Nei due anni di master ho potuto sviluppare un fiuto per le buone storie e arricchire il mio bagaglio tecnico-narrativo, strumenti che hanno affiancato la ricerca della propria poetica e dell’identità di narratore. All’inizio del corso ci è stato chiesto di scegliere un’opera che rispecchiasse il nostro ideale di narrazione ed io dopo una sudata riflessione sono giunto a due finaliste Il ritratto di una giovane in fiamme di Celine Sciamma e Fleabag di Phoebe Waller-Bridge.
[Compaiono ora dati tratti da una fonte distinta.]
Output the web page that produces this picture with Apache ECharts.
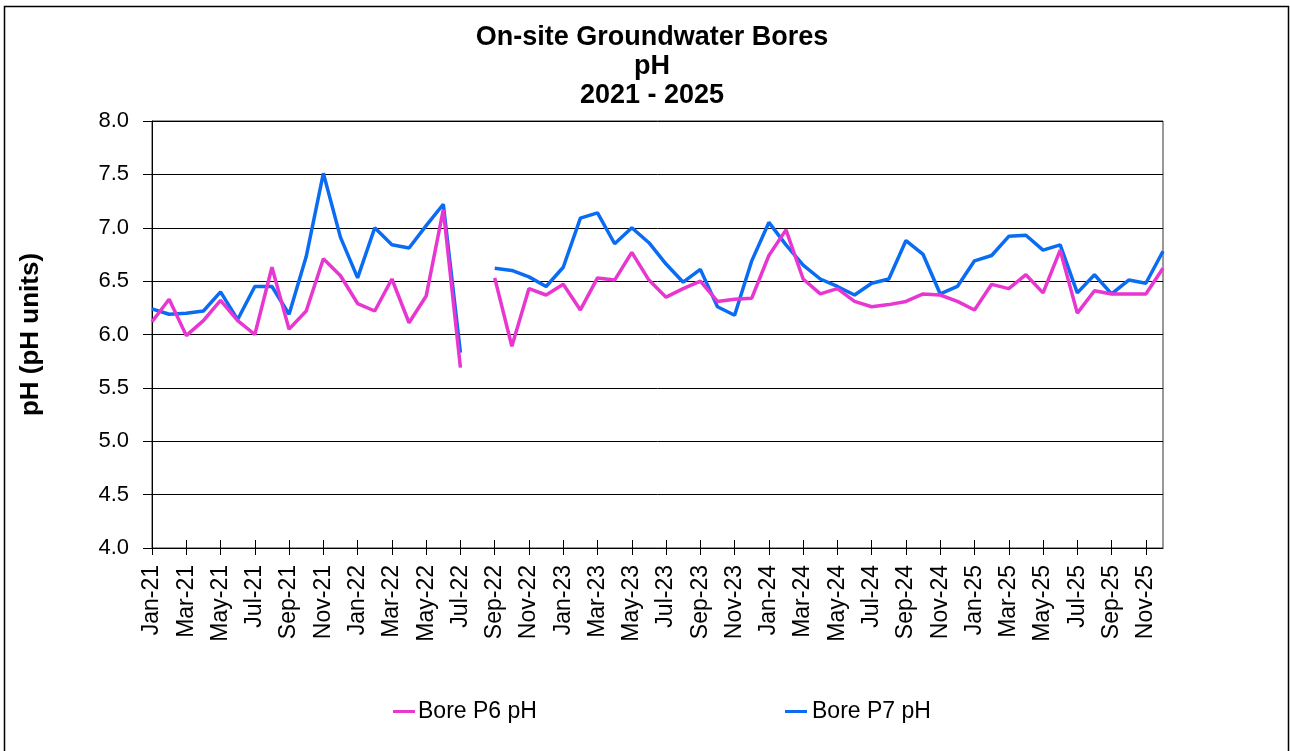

Il primo per la poeticità con cui ritrae il desiderio, l’intimità e la solitudine, con uno stile delicato ed emotivamente denso, che mi lascia ogni volta senza parole; il secondo per l’ironia irriverente che mette in campo nel raccontare personaggi fragili e fallaci, ma sempre credibili ed emozionanti.

Concluso il master sono pronto a cimentarmi in nuove sfide, coltivando i miei progetti personali e confrontandomi con altri ambienti creativi, che hanno a cuore la ricerca e lo sviluppo di storie innovative e avvincenti, per mettere in campo le conoscenze acquisite e arricchire il mio bagaglio artistico.